Jake: Yuri is a great choice because he is far more unknown than Armstrong, at least in the Western Hemisphere. Armstrong and several other American astronauts campaigned and were responsible for the first art installation placed on the moon, which was a plaque commemorating men who died on the way. Yuri’s name, as well as another man, Vladimir Komarov, who has two songs about his experiences on the upcoming album, are placed near the top. There is something magical, to me at least, about celebrating the lives of these men through music, when their names are the only ones printed on another celestial body other than our own. (And the USA chants don’t bother me, there’s no sound in the vacuum of space.) 

What’s on the horizon? 

Will: A lot is happening! After Yuri is released, we’re playing a local show with Hotline TNT, touring all the way from New York City. The day after that, we head to Boise to play in Treefort Music Fest, then we head off to a nearly month-long tour of the west coast with our friends in SunDog (who are from my hometown of Anchorage, Alaska). When we come back we’re going to finish recording Missile with a Man in It, then take an extended hiatus after Cole and I move out west to go back to our respective hometowns of Portland and Anchorage. We plan to release singles from Missile with a Man in It while we’re separated, then reconvene to tour the album once it’s sent out to the world. Stay tuned!

3 responses to “The Ultimate First: A Conversation with Cosmic Sans”
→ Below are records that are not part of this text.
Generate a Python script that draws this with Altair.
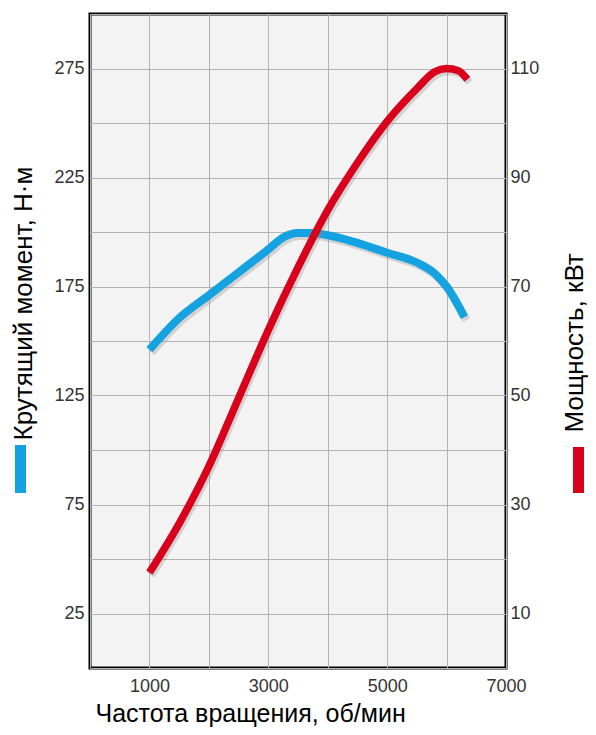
import altair as alt
import pandas as pd

# Torque curve (N·m) vs engine speed (rpm)
rpm_torque = [1000, 1500, 2000, 2500, 3000, 3250, 3500, 3750, 4000, 4250, 4500, 5000, 5500, 5800, 6000, 6300]
torque = [146, 160.5, 171, 181.5, 192, 197.5, 199.5, 199.5, 198.5, 197, 195, 190.5, 186, 181, 175, 161]

# Power curve (kW) vs engine speed (rpm)
rpm_power = [1000, 1500, 2000, 2500, 3000, 3500, 4000, 4500, 5000, 5500, 5800, 6000, 6200, 6350]
power = [17.5, 26.5, 37, 49.5, 62, 73.5, 84, 92.7, 100.3, 106.3, 109.4, 110, 109.6, 108]

x_ticks = [0, 1000, 2000, 3000, 4000, 5000, 6000, 7000]
torque_ticks = [0, 25, 50, 75, 100, 125, 150, 175, 200, 225, 250, 275, 300]
power_ticks = [10, 30, 50, 70, 90, 110]

BLUE = "#14a3e0"
RED = "#d9001c"
FONT = "Liberation Sans"

df_t = pd.DataFrame({"rpm": rpm_torque, "torque": torque})
df_p = pd.DataFrame({"rpm": rpm_power, "power": power})

x_enc = alt.X(
    "rpm:Q",
    scale=alt.Scale(domain=[0, 7000], nice=False, zero=False),
    axis=alt.Axis(
        values=x_ticks,
        format="d",
        labelExpr="datum.value % 2000 == 1000 ? datum.label : ''",
        grid=True, ticks=False, domain=False,
        labelPadding=9, labelFlush=False, labelOverlap=False,
        labelFontSize=18, labelColor="#333333", labelFont=FONT,
        title="Частота вращения, об/мин",
        titleFont=FONT, titleFontSize=25, titleFontWeight="normal", titleColor="#000000",
        titleAlign="left", titleBaseline="alphabetic", titleX=5, titleY=53, titleAngle=0,
    ),
)

y_t = alt.Y(
    "torque:Q",
    scale=alt.Scale(domain=[0, 300], nice=False),
    axis=alt.Axis(
        orient="left",
        values=torque_ticks,
        labelExpr="datum.value % 50 == 25 ? datum.label : ''",
        grid=True, ticks=False, domain=False,
        labelPadding=6, labelOverlap=False,
        labelFontSize=18, labelColor="#333333", labelFont=FONT,
        title="Крутящий момент, Н·м",
        titleFont=FONT, titleFontSize=26, titleFontWeight="normal", titleColor="#000000",
        titleAngle=270, titleAlign="left", titleBaseline="alphabetic",
        titleX=-59, titleY=426,
    ),
)

y_p = alt.Y(
    "power:Q",
    scale=alt.Scale(domain=[0, 120], nice=False),
    axis=alt.Axis(
        orient="right",
        values=power_ticks,
        grid=False, ticks=False, domain=False,
        labelPadding=4, labelOverlap=False,
        labelFontSize=18, labelColor="#333333", labelFont=FONT,
        title="Мощность, кВт",
        titleFont=FONT, titleFontSize=26, titleFontWeight="normal", titleColor="#000000",
        titleAngle=270, titleAlign="left", titleBaseline="alphabetic",
        titleX=76, titleY=418,
    ),
)

t_shadow = alt.Chart(df_t).mark_line(
    interpolate="monotone", strokeWidth=8, color="#888888", opacity=0.3,
    xOffset=2, yOffset=3, strokeCap="butt",
).encode(x=x_enc, y=y_t)
t_line = alt.Chart(df_t).mark_line(
    interpolate="monotone", strokeWidth=8, color=BLUE, strokeCap="butt",
).encode(x=x_enc, y=y_t)

p_shadow = alt.Chart(df_p).mark_line(
    interpolate="monotone", strokeWidth=7.5, color="#888888", opacity=0.3,
    xOffset=2, yOffset=3, strokeCap="butt",
).encode(x=x_enc, y=y_p)
p_line = alt.Chart(df_p).mark_line(
    interpolate="monotone", strokeWidth=7.5, color=RED, strokeCap="butt",
).encode(x=x_enc, y=y_p)

swatch_data = pd.DataFrame({"k": [0]})
blue_swatch = alt.Chart(swatch_data).mark_rect(color=BLUE).encode(
    x=alt.value(-75), x2=alt.value(-64), y=alt.value(431), y2=alt.value(479)
)
red_swatch = alt.Chart(swatch_data).mark_rect(color=RED).encode(
    x=alt.value(483), x2=alt.value(494), y=alt.value(433), y2=alt.value(479)
)

torque_layer = alt.layer(t_shadow, t_line)
power_layer = alt.layer(p_shadow, p_line)

chart = (
    alt.layer(torque_layer, power_layer, blue_swatch, red_swatch)
    .resolve_scale(y="independent")
    .properties(
        width=416,
        height=654,
        autosize=alt.AutoSizeParams(type="none"),
        padding={"left": 82, "top": 6, "right": 82, "bottom": 59},
        background="#ffffff",
    )
    .configure_view(fill="#f3f3f3", stroke="#000000", strokeWidth=3)
    .configure_axis(gridColor="#b3b3b3", gridWidth=1, gridOpacity=1)
)

chart.save("out.html", embed_options={"renderer": "svg", "actions": False})
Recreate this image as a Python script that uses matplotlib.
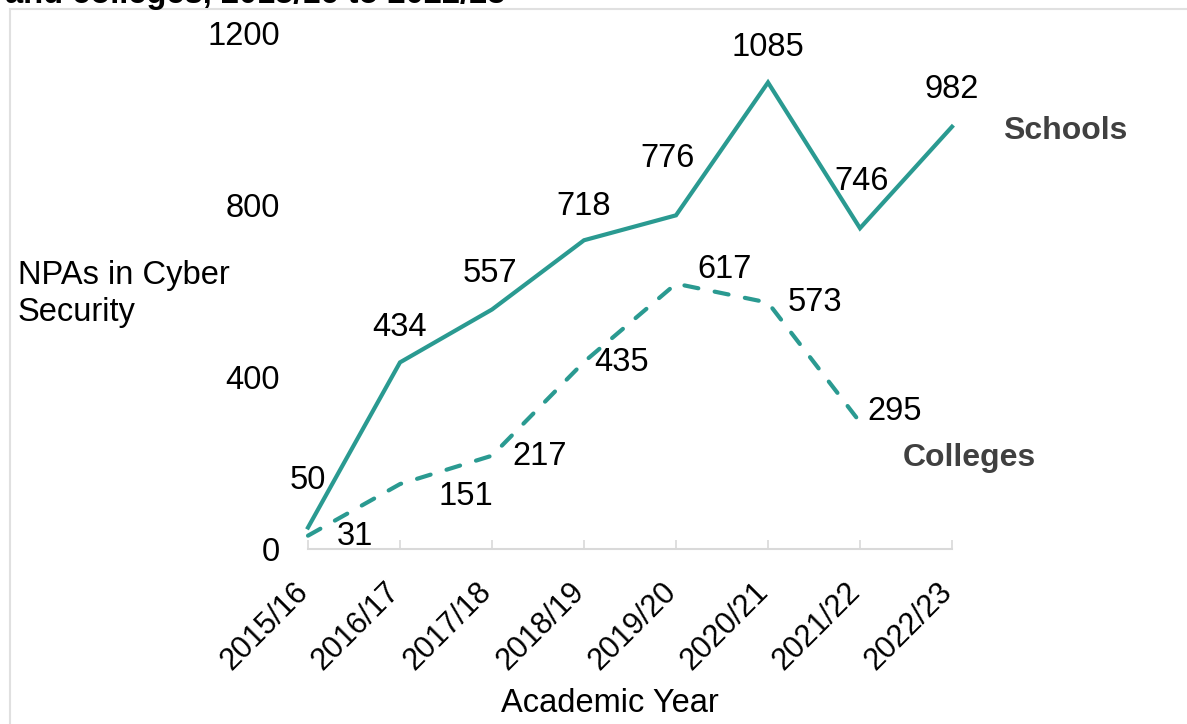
import matplotlib
matplotlib.use("Agg")
import matplotlib.pyplot as plt
import matplotlib.transforms as mtransforms
from matplotlib.patches import Rectangle

plt.rcParams["font.family"] = ["Liberation Sans", "DejaVu Sans"]

years = ["2015/16", "2016/17", "2017/18", "2018/19",
         "2019/20", "2020/21", "2021/22", "2022/23"]
schools = [50, 434, 557, 718, 776, 1085, 746, 982]
colleges = [31, 151, 217, 435, 617, 573, 295]

# label offsets from each point, in pixels
school_offsets = [(0, 47), (0, 35), (-2, 36), (0, 34),
                  (-8, 57), (0, 35), (2, 47), (0, 37)]
college_offsets = [(47, -1), (66, -12), (48, -1), (38, -1),
                   (49, 14), (47, 0), (35, 11)]

TEAL = "#2A9A91"
GREY_TEXT = "#404040"
FS = 23.5

W, H = 1187, 724
fig = plt.figure(figsize=(W / 100, H / 100), dpi=100)
ax = fig.add_axes([308 / W, (H - 549) / H, 644 / W, 516 / H])

x = list(range(len(years)))
ax.plot(x, schools, color=TEAL, lw=3.0, clip_on=False,
        solid_joinstyle="miter")
ax.plot(x[:len(colleges)], colleges, color=TEAL, lw=3.0, clip_on=False,
        dashes=(3.4, 4.0), dash_capstyle="round")

for xi, v, (dx, dy) in zip(x, schools, school_offsets):
    ax.annotate(str(v), (xi, v), xytext=(dx, dy), textcoords="offset pixels",
                ha="center", va="center", fontsize=FS, color="black")
for xi, v, (dx, dy) in zip(x, colleges, college_offsets):
    ax.annotate(str(v), (xi, v), xytext=(dx, dy), textcoords="offset pixels",
                ha="center", va="center", fontsize=FS, color="black")

ax.annotate("Schools", (x[-1], schools[-1]), xytext=(51, -4),
            textcoords="offset pixels", ha="left", va="center",
            fontsize=FS - 0.5, fontweight="bold", color=GREY_TEXT)
ax.annotate("Colleges", (len(colleges) - 1, colleges[-1]), xytext=(43, -36),
            textcoords="offset pixels", ha="left", va="center",
            fontsize=FS - 0.5, fontweight="bold", color=GREY_TEXT)

ax.set_xlim(0, len(years) - 1)
ax.set_ylim(0, 1200)
ax.set_yticks([0, 400, 800, 1200])
ax.set_xticks(x)
ax.set_xticklabels(years, rotation=45, ha="right", va="top", fontsize=22)

for side in ["left", "right", "top"]:
    ax.spines[side].set_visible(False)
ax.spines["bottom"].set_color("#D9D9D9")
ax.spines["bottom"].set_linewidth(1.5)
ax.tick_params(axis="y", length=0, pad=20, labelsize=FS)
ax.tick_params(axis="x", direction="in", length=6.5, width=1.2,
               color="#D9D9D9", pad=20)
ax.patch.set_visible(False)

shift = mtransforms.ScaledTranslation(6 / 100, 0, fig.dpi_scale_trans)
for lbl in ax.get_xticklabels():
    lbl.set_transform(lbl.get_transform() + shift)

fig.text(18 / W, 1 - 294 / H, "NPAs in Cyber\nSecurity", ha="left",
         va="center", fontsize=FS, linespacing=1.25)
fig.text(610 / W, 1 - 703 / H, "Academic Year", ha="center", va="center",
         fontsize=FS)
fig.text(5 / W, 1 - 3 / H, "and colleges, 2015/16 to 2022/23", ha="left",
         va="baseline", fontsize=FS, fontweight="bold")

fig.add_artist(Rectangle((10 / W, -0.1), 1.2, 1.1 - 9 / H,
                         transform=fig.transFigure, fill=False,
                         edgecolor="#E0E0E0", lw=1.5))

fig.savefig("out.png", dpi=100)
  1. Interesting guys and band, and their music’s both fascinating and compelling. Great interview Marc, and I love your comment in the question “And why Gagarin—as opposed to, say, Neil Armstrong? (Sorry about the chants of USA! USA! in the background.)

    1. Marc Schuster Avatar
      Marc Schuster

      Thanks, Jeff! Glad you liked my little attempt at humor!

  2. Cool read!!! I’ve seen alot shared of theirs from OTH. They’re some hometown heroes here too! Well familiar with the Boise and Anchorage areas. It’d be really cool to catch them live. That Treefort Festival is pretty neat from what I hear.